The research, published in the October edition of Charity Finance, is the latest review of annual reports and accounts carried out for the magazine by Helena Wilkinson, partner and head of charities and not-for-profit at accountancy firm Price Bailey.
This year, the research covers the charities ranked 101 to 200 in the Charity Finance 250 Index, the UK’s largest charities as measured by three-year average income, with average incomes ranging from £47.9m to £81.0m.
Wilkinson writes that 63 charities included in the research publish their EDI policy or a statement on how EDI is being addressed as part of their annual report and accounts.
This compares with 51 charities in 2022, when this tier was last covered in the research.
However, it lags behind the UK’s very largest charities. Last year, when this research covered the Charity Finance 100 Index, 72 included EDI information.
“Four charities report their ethnicity pay gap which compares with nearly 20 in the 100 Index last year, and two address the ethnicity of the board,” Wilkinson said.
Carbon footprint
Another area that Wilkinson said “remains a growing area of additional disclosure” is carbon reporting and climate change.

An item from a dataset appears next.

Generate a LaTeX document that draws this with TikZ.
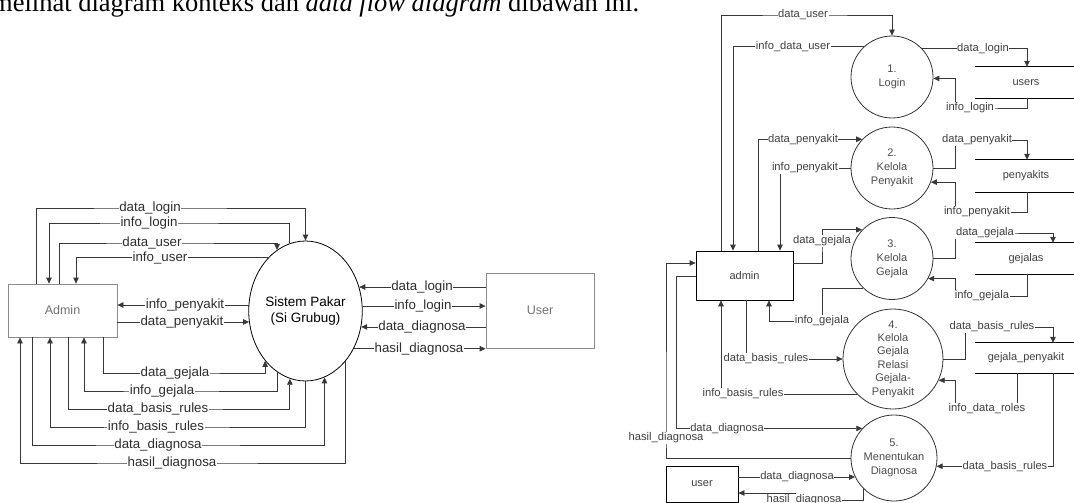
\documentclass[tikz,border=0pt]{standalone}
\usepackage{fontspec}
\setmainfont{Liberation Serif}
\setsansfont{Liberation Sans}
\usetikzlibrary{arrows.meta,shapes.geometric}
\begin{document}
\begin{tikzpicture}[x=1pt,y=-1pt,
  ln/.style={draw=black!78,line width=0.8pt},
  fl/.style={ln,-{Triangle[length=6pt,width=5.5pt]}},
  lblL/.style={fill=white,inner sep=0.6pt,text=black!82,font=\sffamily\fontsize{13.3}{14}\selectfont},
  lblR/.style={fill=white,inner sep=0.6pt,text=black!75,font=\sffamily\fontsize{11.2}{12}\selectfont},
  boxL/.style={draw=black!45,line width=0.8pt,text=black!55,font=\sffamily\fontsize{12.5}{13}\selectfont,inner sep=0},
  ell/.style={ellipse,draw=black,line width=0.8pt,inner sep=0,minimum width=107pt,minimum height=140pt,align=center,font=\sffamily\fontsize{13.5}{16}\selectfont},
  boxR/.style={draw=black,line width=0.8pt,text=black!75,inner sep=0,font=\sffamily\fontsize{11}{12}\selectfont},
  proc/.style={circle,draw=black!80,line width=0.8pt,inner sep=0,align=center,text=black!70,font=\sffamily\fontsize{11}{14}\selectfont},
  store/.style={inner sep=0,minimum width=102pt,text=black!75,font=\sffamily\fontsize{11}{12}\selectfont},
  stline/.style={draw=black,line width=0.9pt}
]
\useasboundingbox (0,0) rectangle (1074,503);
\clip (0,0) rectangle (1074,503);

% heading (cut off at the top)
\node[anchor=base west,inner sep=0,font=\fontsize{26.5}{28}\selectfont] (intro) at (-8,12)
  {melihat diagram konteks dan \textit{data flow diagram} dibawah ini.};

% ---------------- context diagram ----------------
\node[boxL,minimum width=109pt,minimum height=53pt] (adminL) at (62.5,310.5) {Admin};
\node[boxL,minimum width=108pt,minimum height=75pt] (userL) at (540,310.5) {User};
\node[ell] (sys) at (305.5,311) {Sistem Pakar\\(Si Grubug)};

\draw[fl] (adminL.north -| 36,0) -- (36,208) -- (150,208) node[lblL]{data\_login} -| (sys.north);
\draw[fl] (sys.103.9) |- (149,223) node[lblL]{info\_login} -| (adminL.north -| 49,0);
\draw[fl] (adminL.north -| 59,0) -- (59,243) -- (152,243) node[lblL]{data\_user} -| (sys.115.7);
\draw[fl] (sys.125.7) -- (160,0 |- sys.125.7) node[lblL]{info\_user} -| (adminL.north -| 76,0);
\draw[fl] (sys.174.6) -- (185,0 |- sys.174.6) node[lblL]{info\_penyakit} -- (adminL.east |- sys.174.6);
\draw[fl] (adminL.east |- sys.191.8) -- (182,0 |- sys.191.8) node[lblL]{data\_penyakit} -- (sys.191.8);
\draw[fl] (adminL.south -| 103,0) -- (103,373) -- (175,373) node[lblL]{data\_gejala} -| (sys.231.6);
\draw[fl] (sys.245.4) |- (162,391) node[lblL]{info\_gejala} -| (adminL.south -| 84,0);
\draw[fl] (adminL.south -| 68,0) -- (68,409) -- (158,409) node[lblL]{data\_basis\_rules} -| (sys.257.9);
\draw[fl] (sys.south) |- (156,427) node[lblL]{info\_basis\_rules} -| (adminL.south -| 50,0);
\draw[fl] (adminL.south -| 32,0) -- (32,445) -- (158,445) node[lblL]{data\_diagnosa} -| (sys.286.7);
\draw[fl] (sys.309.9) |- (172,463) node[lblL]{hasil\_diagnosa} -| (adminL.south -| 20,0);

\draw[fl] (userL.west |- sys.24.5) -- (422,0 |- sys.24.5) node[lblL]{data\_login} -- (sys.24.5);
\draw[fl] (sys.5.4) -- (423,0 |- sys.5.4) node[lblL]{info\_login} -- (userL.west |- sys.5.4);
\draw[fl] (userL.west |- sys.344) -- (422,0 |- sys.344) node[lblL]{data\_diagnosa} -- (sys.344);
\draw[fl] (sys.322.9) -- (419,0 |- sys.322.9) node[lblL]{hasil\_diagnosa} -- (userL.west |- sys.322.9);

% ---------------- data flow diagram ----------------
\node[boxR,minimum width=97pt,minimum height=49pt] (adminR) at (744.5,275.5) {admin};
\node[boxR,minimum width=72pt,minimum height=36pt] (userR) at (702,484) {user};

\node[proc,minimum size=82pt] (c1) at (892,77) {1.\\Login};
\node[proc,minimum size=82pt] (c2) at (892,168) {2.\\Kelola\\Penyakit};
\node[proc,minimum size=82pt] (c3) at (892,258.5) {3.\\Kelola\\Gejala};
\node[proc,minimum size=100pt,font=\sffamily\fontsize{11}{13.4}\selectfont] (c4) at (893,359) {4.\\Kelola\\Gejala\\Relasi\\Gejala-\\Penyakit};
\node[proc,minimum size=86pt] (c5) at (894,458) {5.\\Menentukan\\Diagnosa};

\node[store,minimum height=31pt] (stU) at (1026,82.5) {users};
\node[store,minimum height=32pt] (stP) at (1026,176) {penyakits};
\node[store,minimum height=31pt] (stG) at (1026,258.5) {gejalas};
\node[store,minimum height=30pt] (stGP) at (1026,358) {gejala\_penyakit};
\foreach \s in {stU,stP,stG,stGP}
  \draw[stline] (\s.north west) -- (\s.north east) (\s.south west) -- (\s.south east);

% admin <-> processes
\draw[fl] (adminR.north -| 721,0) -- (721,15) -- (803,15) node[lblR]{data\_user} -| (c1.north);
\draw[fl] (c1.132.9) -- (793,0 |- c1.132.9) node[lblR]{info\_data\_user} -| (adminR.north -| 733,0);
\draw[fl] (adminR.north -| 758,0) |- (803,0 |- c2.136.9) node[lblR]{data\_penyakit} -- (c2.136.9);
\draw[fl] (c2.west) -- (805,0 |- c2.west) node[lblR]{info\_penyakit} -| (adminR.north -| 780,0);
\draw[fl] (adminR.east |- 0,263) -| (822,241) node[lblR]{data\_gejala} |- (c3.136);
\draw[fl] (c3.226) -| (822,321) node[lblR]{info\_gejala} -| (adminR.south -| 769,0);
\draw[fl] (adminR.south -| 746,0) |- (766,0 |- c4.west) node[lblR]{data\_basis\_rules} -- (c4.west);
\draw[fl] (c4.224.4) -- (743,0 |- c4.224.4) node[lblR]{info\_basis\_rules} -| (adminR.south -| 721,0);
\draw[fl] (adminR.west |- 0,276) -| (676,0 |- c5.137.5) -- (727,0 |- c5.137.5) node[lblR]{data\_diagnosa} -- (c5.137.5);
\draw[fl] (c5.west) -| (666,438) node[lblR]{hasil\_diagnosa} |- (adminR.west |- 0,263);
\draw[fl] (userR.east |- c5.206.2) -- (797,0 |- c5.206.2) node[lblR]{data\_diagnosa} -- (c5.206.2);
\draw[fl] (c5.225.8) |- (804,500) node[lblR]{hasil\_diagnosa} -- (795,500) |- (userR.east |- 0,493);

% processes <-> data stores
\draw[fl] (c1.43.1) -- (983,0 |- c1.43.1) node[lblR]{data\_login} -| (stU.north -| 1027,0);
\draw[fl] (stU.south -| 1027,0) |- (970,108) node[lblR]{info\_login} -| (955,0 |- c1.358.6) -- (c1.358.6);
\draw[fl] (c2.east) -| (955,140) -- (977,140) node[lblR]{data\_penyakit} -| (stP.north -| 1027,0);
\draw[fl] (stP.south -| 1027,0) |- (977,212) node[lblR]{info\_penyakit} -| (955,0 |- c2.340) -- (c2.340);
\draw[fl] (c3.east) -| (955,233) -- (985,233) node[lblR]{data\_gejala} -| (stG.north -| 1053,0);
\draw[fl] (stG.south -| 1027,0) |- (982,296) node[lblR]{info\_gejala} -| (955,0 |- c3.331.6) -- (c3.331.6);
\draw[fl] (c4.east) -| (965,327) -- (992,327) node[lblR]{data\_basis\_rules} -| (stGP.north -| 1053,0);
\draw[fl] (stGP.south -| 1017,0) |- (987,409) node[lblR]{info\_data\_roles} -| (955,0 |- c4.335.2) -- (c4.335.2);
\draw[fl] (stGP.south -| 1053,0) |- (1005,0 |- c5.349.3) node[lblR]{data\_basis\_rules} -- (c5.349.3);
\end{tikzpicture}
\end{document}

In this area, 55 of the organisations in the sample included section 172 statements, which cover the impact of the company’s operations on the community and the environment, up from 50 in 2022. Again this is slightly behind the 100 largest charities, of which 74 published these statements.
However, 74 charities in the sample published their carbon footprint, up from 69 in 2022, which Wilkinson said demonstrates “voluntary disclosure in this area”.
“Some 22 disclose their net-zero targets and plan, compared with only 15 in the 100 Index last year,” she wrote.
“Most are referencing 2030 or 2050 as their net-zero target. This is an area that funders and the public remain interested in, with expectations that disclosure will only increase as we approach 2030.”
‘Disappointing’ progress
Summarising the overall findings of the research, Wilkinson concluded: “It was disappointing following last year’s fantastic improvement in the 100 Index reports to see less progress in respect of impact reporting being made in this next tier down.
“Only 49% have articulated their strategy and how they measure success, up from 27% in this tier in my 2022 report,” she wrote.
“However, this compares poorly with the 88% disclosing this information in the 100 Index review last year.
“Therefore, although there is some progress, as nearly half now have changed their reporting for the better, still more will hopefully follow suit.
“Demonstrating how your charity is able to determine its activities and success is powerful.”